Anche sul fronte personale ci sono molte spine e poche rose. Con la sua morte, le dispute familiari per l'eredità sono destinate a peggiorare. Mandela ha avuto tre matrimoni e molti figli e nipoti che si contendono l'eredità e che cercheranno di sfruttare al massimo il nome del loro patriarca. Ciò che non può essere negato è il fatto che oltre ad essere un affare di famiglia, la lotta riguardante il luogo di sepoltura di Mandela è una lotta pubblica su quello che diventerà un luogo storico nazionale. Data la sua statura internazionale, il luogo della tomba di Mandela diverrà certamente una delle principali attrazioni turistiche del paese, generando milioni di dollari e cambiando le vite dei villaggi dove Mandela alla fine verrá sepolto.

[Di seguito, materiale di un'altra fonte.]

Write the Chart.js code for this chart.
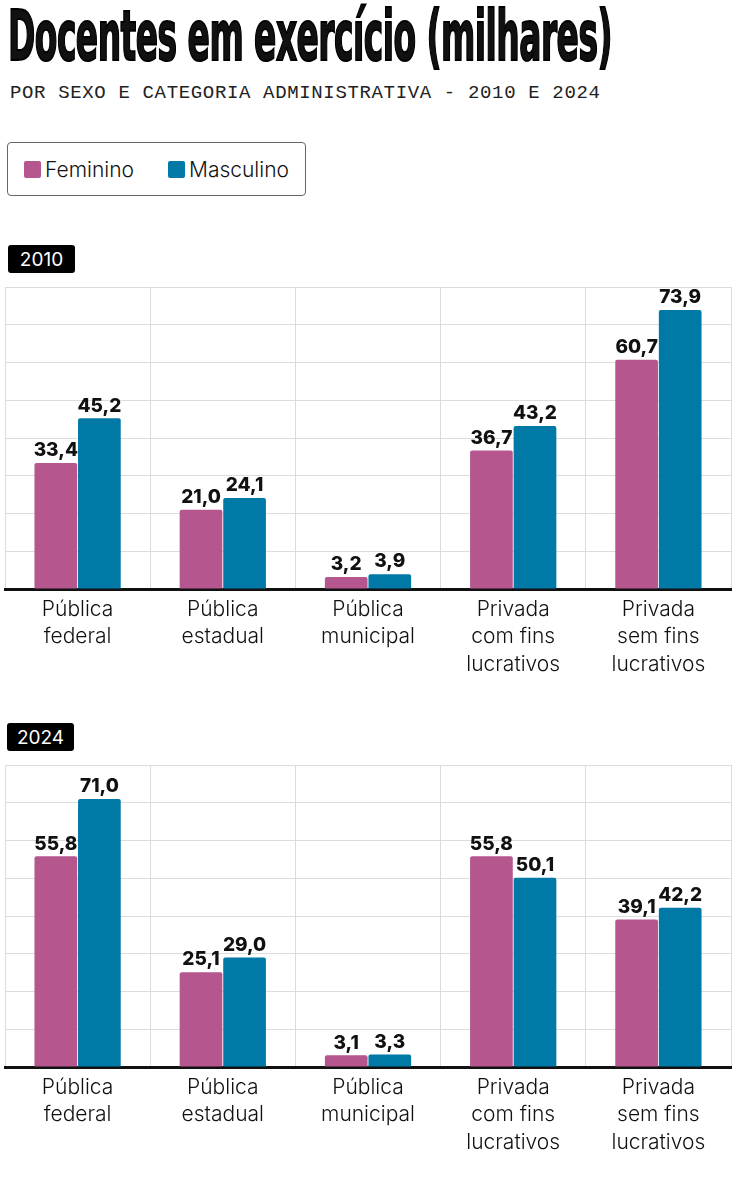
<!DOCTYPE html>
<html lang="pt">
<head>
    <meta charset="UTF-8">
    <title>Docentes em exercício</title>
    <style>
        *{box-sizing:border-box}
        body{margin:0;width:736px;height:1200px;position:relative;background:#fff;color:#111;font-family:Inter,'Noto Sans',sans-serif}
        .abs{position:absolute}
        #title{left:8px;top:1px;margin:0;font-family:'Liberation Sans Narrow','DejaVu Sans Condensed',sans-serif;font-weight:bold;font-size:70px;line-height:1;white-space:nowrap;transform-origin:0 0;letter-spacing:-1px;-webkit-text-stroke:2px #000}
        #subtitle{left:10px;top:84px;font-family:'Liberation Mono',monospace;font-size:19px;letter-spacing:0.65px;line-height:1;white-space:nowrap;color:#222}
        #legend{left:7px;top:142px;width:299px;height:54px;border:1px solid #666;border-radius:4px;display:flex;align-items:center;padding-left:16px;font-size:21px;font-weight:300}
        .sw{width:17px;height:17px;border-radius:2px;margin-right:4px}
        .item{display:flex;align-items:center;margin-right:34px}
        .tag{background:#000;color:#fff;font-size:19px;width:67px;height:28px;border-radius:3px;display:flex;align-items:center;justify-content:center}
        .box{left:0;width:736px;height:400px}
    </style>
    <script src="https://cdn.jsdelivr.net/npm/chart.js@4.4.1/dist/chart.umd.min.js"></script>
</head>
<body>
    <h1 id="title" class="abs"><span id="title-text">Docentes em exercício (milhares)</span></h1>
    <div id="subtitle" class="abs">POR SEXO E CATEGORIA ADMINISTRATIVA - 2010 E 2024</div>

    <div id="legend" class="abs">
        <div class="item"><div class="sw" style="background:#b5568f"></div>Feminino</div>
        <div class="item"><div class="sw" style="background:#0079a6"></div>Masculino</div>
    </div>

    <div class="tag abs" style="left:8px;top:245px">2010</div>
    <div class="box abs" style="top:280px"><canvas id="chart-2010"></canvas></div>

    <div class="tag abs" style="left:7px;top:723px">2024</div>
    <div class="box abs" style="top:758px"><canvas id="chart-2024"></canvas></div>

    <script>
        // Data
        const categories = [
            ['Pública', 'federal'],
            ['Pública', 'estadual'],
            ['Pública', 'municipal'],
            ['Privada', 'com fins', 'lucrativos'],
            ['Privada', 'sem fins', 'lucrativos']
        ];
        const feminino2010 = [33.4, 21.0, 3.2, 36.7, 60.7];
        const masculino2010 = [45.2, 24.1, 3.9, 43.2, 73.9];
        const feminino2024 = [55.8, 25.1, 3.1, 55.8, 39.1];
        const masculino2024 = [71.0, 29.0, 3.3, 50.1, 42.2];

        const PINK = '#b5568f';
        const BLUE = '#0079a6';

        // Squeeze the title to the width of the original
        const titleText = document.getElementById('title-text');
        const titleEl = document.getElementById('title');
        titleEl.style.transform = 'scaleX(' + (604 / titleText.getBoundingClientRect().width) + ')';

        function fmt(v) {
            return v.toFixed(1).replace('.', ',');
        }

        // Value labels above the bars
        const valueLabels = {
            id: 'valueLabels',
            afterDatasetsDraw(chart) {
                const ctx = chart.ctx;
                ctx.save();
                ctx.font = '800 19px Inter';
                ctx.fillStyle = '#111';
                ctx.textAlign = 'center';
                ctx.textBaseline = 'bottom';
                chart.data.datasets.forEach((ds, i) => {
                    chart.getDatasetMeta(i).data.forEach((bar, j) => {
                        ctx.fillText(fmt(ds.data[j]), bar.x, bar.y - 3);
                    });
                });
                ctx.restore();
            }
        };

        function makeChart(id, fem, masc) {
            const bar = {
                categoryPercentage: 0.6,
                barPercentage: 0.98,
                borderRadius: {topLeft: 2, topRight: 2},
                borderSkipped: 'start'
            };
            return new Chart(document.getElementById(id), {
                type: 'bar',
                data: {
                    labels: categories,
                    datasets: [
                        Object.assign({label: 'Feminino', data: fem, backgroundColor: PINK}, bar),
                        Object.assign({label: 'Masculino', data: masc, backgroundColor: BLUE}, bar)
                    ]
                },
                options: {
                    responsive: true,
                    maintainAspectRatio: false,
                    animation: false,
                    layout: {padding: {left: 5, right: 5, top: 7, bottom: 0}},
                    plugins: {legend: {display: false}, tooltip: {enabled: false}},
                    scales: {
                        x: {
                            grid: {color: '#dcdcdc', offset: true, drawTicks: false},
                            border: {color: '#111', width: 3},
                            ticks: {
                                color: '#111',
                                padding: 7,
                                maxRotation: 0,
                                autoSkip: false,
                                font: {family: 'Inter', size: 21, weight: 300, lineHeight: 1.3}
                            },
                            afterFit: s => { s.height = 91; }
                        },
                        y: {
                            min: 0,
                            max: 80,
                            ticks: {display: false, stepSize: 10},
                            grid: {color: '#dcdcdc', drawTicks: false},
                            border: {display: false}
                        }
                    }
                },
                plugins: [valueLabels]
            });
        }

        makeChart('chart-2010', feminino2010, masculino2010);
        makeChart('chart-2024', feminino2024, masculino2024);
    </script>
</body>
</html>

Ma naturalmente c'è anche una eredità pubblica molto importante. Mandela ha combattuto per una società giusta, una lotta che è culminata nella demolizione del regime dell’apartheid. Ha abbandonato il palcoscenico della politica dopo aver servito solo un mandato, preparando la strada per le generazioni più giovani che prenderanno il comando. Molti leader africani sono noti per tenere il potere fino alla morte. Dittatori come Robert Mugabe in Zimbabwe vengono subito in mente. Al potere da quando lo Zimbabwe è diventato indipendente nel 1980, Mugabe ha continuato a rimanere attaccato alla sua posizione. “Se c’è qualcosa per cui l’Africa dovrebbe ricordare Mandela, è la sua determinazione a liberare i sudafricani dall’oppressivo regime dell’apartheid e dalla credenza che non si deve essere per sempre al potere per diventare popolare. È questo il motivo per cui ha servito soltanto un mandato e poi ha lasciato. Questa è una cosa che altri leaders africani dovrebbero imitare”, afferma il Adams Oloo, presidente del Dipartimento delle politiche e delle relazioni Internazionali all’università di Nairobi.